73. De plus, quant à l’argument du requérant selon lequel le principe du contradictoire n’a pas été respecté au vu de l’impossibilité de débattre de questions de fait devant la Cour de cassation, la Cour relève avec le Gouvernement que le requérant n’a à aucun moment contesté, fût-ce de manière accessoire, la façon dont le tribunal et la cour d’appel avaient établi les faits de l’affaire. Il ne ressort pas non plus du dossier que la défense du requérant ait demandé à un moment ou à un autre la réouverture de l’instruction dans le but d’obtenir de nouvelles preuves à décharge. En revanche, dans ses mémoires, le requérant s’est borné à demander la cassation sans renvoi de sa condamnation en raison, notamment, de la prescription des faits qui lui étaient reprochés. Dans ces conditions, compte tenu des questions à l’examen de la cassation, la Cour ne voit pas pourquoi l’affaire aurait dû être renvoyée d’office devant un juge de fond.

74. Eu égard à ce qui précède, la Cour estime que les droits du requérant à être informé dans le détail de la nature et de la cause de l’accusation dirigée contre lui et à disposer du temps et des facilités nécessaires à la préparation de sa défense n’ont pas été méconnus (voir Dallos c. Hongrie, no 29082/95, § 52, CEDH 2001‑II, et, a contrario, D.M.T. et D.K.I. c. Bulgarie, no 29476/06, § 84, 24 juillet 2012).

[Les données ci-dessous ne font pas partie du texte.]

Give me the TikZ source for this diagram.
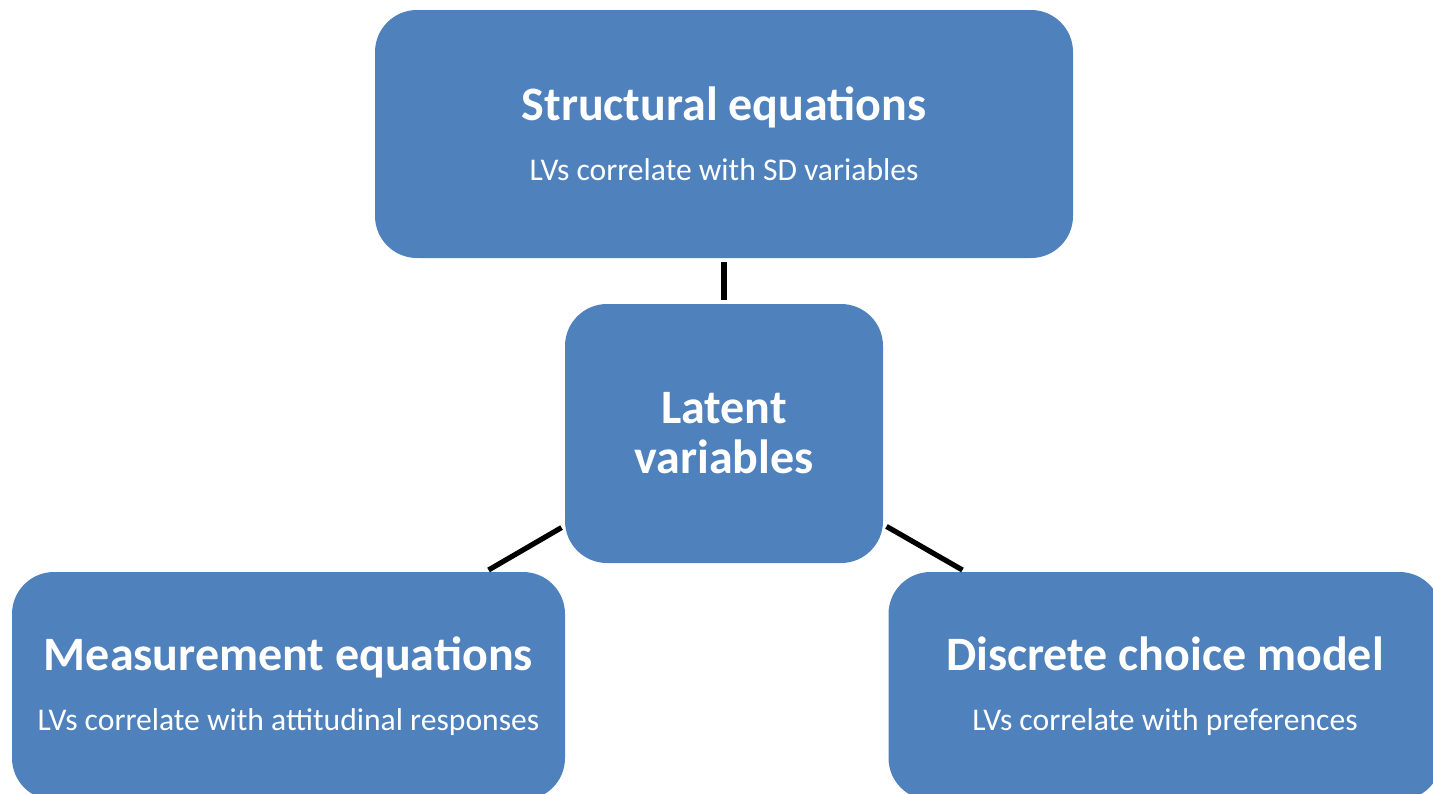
\documentclass[tikz,border=0pt]{standalone}
\usepackage{fontspec}
\setmainfont{Carlito}
\usetikzlibrary{positioning}
\definecolor{boxblue}{HTML}{4F81BD}
\newcommand{\boxtitle}{\fontsize{24}{29}\selectfont\bfseries}
\newcommand{\boxsub}{\fontsize{15.8}{30}\selectfont}
\tikzset{
	box/.style = {fill=boxblue, text=white, rounded corners=21pt, align=center, inner sep=0pt, outer sep=0pt, font=\boxsub},
	link/.style = {line width=2.6pt, black, shorten <=2pt, shorten >=2pt}
}

\begin{document}
\begin{tikzpicture}[x=0.5pt, y=-0.5pt]
		\useasboundingbox (0,0) rectangle (1433,793);
		\clip (0,0) rectangle (1433,793);
		% boxes
		\node[box, minimum width=349pt, minimum height=124pt] (struct) at (724,134)
			{{\boxtitle Structural equations}\\ LVs correlate with SD variables};
		\node[box, minimum width=159pt, minimum height=129.5pt, font=\fontsize{24}{25}\selectfont\bfseries] (latent) at (724,433.5)
			{Latent\\variables};
		\node[box, minimum width=276.5pt, minimum height=114pt] (meas) at (288.5,686)
			{{\boxtitle Measurement equations}\\ LVs correlate with attitudinal responses};
		\node[box, minimum width=276.5pt, minimum height=114pt] (choice) at (1165,686)
			{{\boxtitle Discrete choice model}\\ LVs correlate with preferences};
		% links
		\foreach \n in {struct, meas, choice}
			\draw[link] (latent) -- (\n);
	\end{tikzpicture}
\end{document}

b) Sur l’impossibilité de comparaître devant la Cour de cassation

75. La Cour rappelle que la comparution d’un prévenu revêt une importance capitale dans l’intérêt d’un procès pénal équitable et juste. Toutefois, la manière dont l’article 6 § 1 de la Convention s’applique aux cours d’appel ou de cassation dépend des particularités de la procédure en cause. Il faut prendre en compte l’ensemble du procès mené dans l’ordre juridique interne et le rôle qu’y a joué la Cour de cassation. Ainsi, une procédure ne comportant que des points de droit et non de fait peut satisfaire aux exigences de l’article 6, même si l’appelant ne s’est pas vu offrir la possibilité de comparaître devant la cour d’appel ou la Cour de cassation (Meftah et autres c. France [GC], nos 32911/96, 35237/97 et 34595/97, § 41, CEDH 2002-VII, De Jorio c. Italie (déc.), no 73936/01, 6 mars 2003, et Hermi c. Italie [GC], no 18114/02, §§ 58-67, CEDH 2006‑XII).

76. En l’espèce, la Cour vient de relever que la Cour de cassation s’est consacrée exclusivement à des points de droit et qu’elle ne s’est pas penchée sur des questions de fait, qui auraient nécessité la présence du requérant à l’audience. Il s’ensuit que le droit du requérant à un procès équitable n’a pas été entravé de ce point de vue non plus.

c) Conclusion

77. Compte tenu de ce qui précède, la Cour conclut qu’il n’y a pas eu en l’espèce violation de l’article 6 §§ 1 et 3 de la Convention.

PAR CES MOTIFS, LA COUR, À L’UNANIMITÉ,

1. Déclare la requête recevable ;

2. Dit qu’il n’y a pas eu violation de l’article 6 §§ 1 et 3 de la Convention.

Fait en français, puis communiqué par écrit le 22 février 2018, en application de l’article 77 §§ 2 et 3 du règlement de la Cour.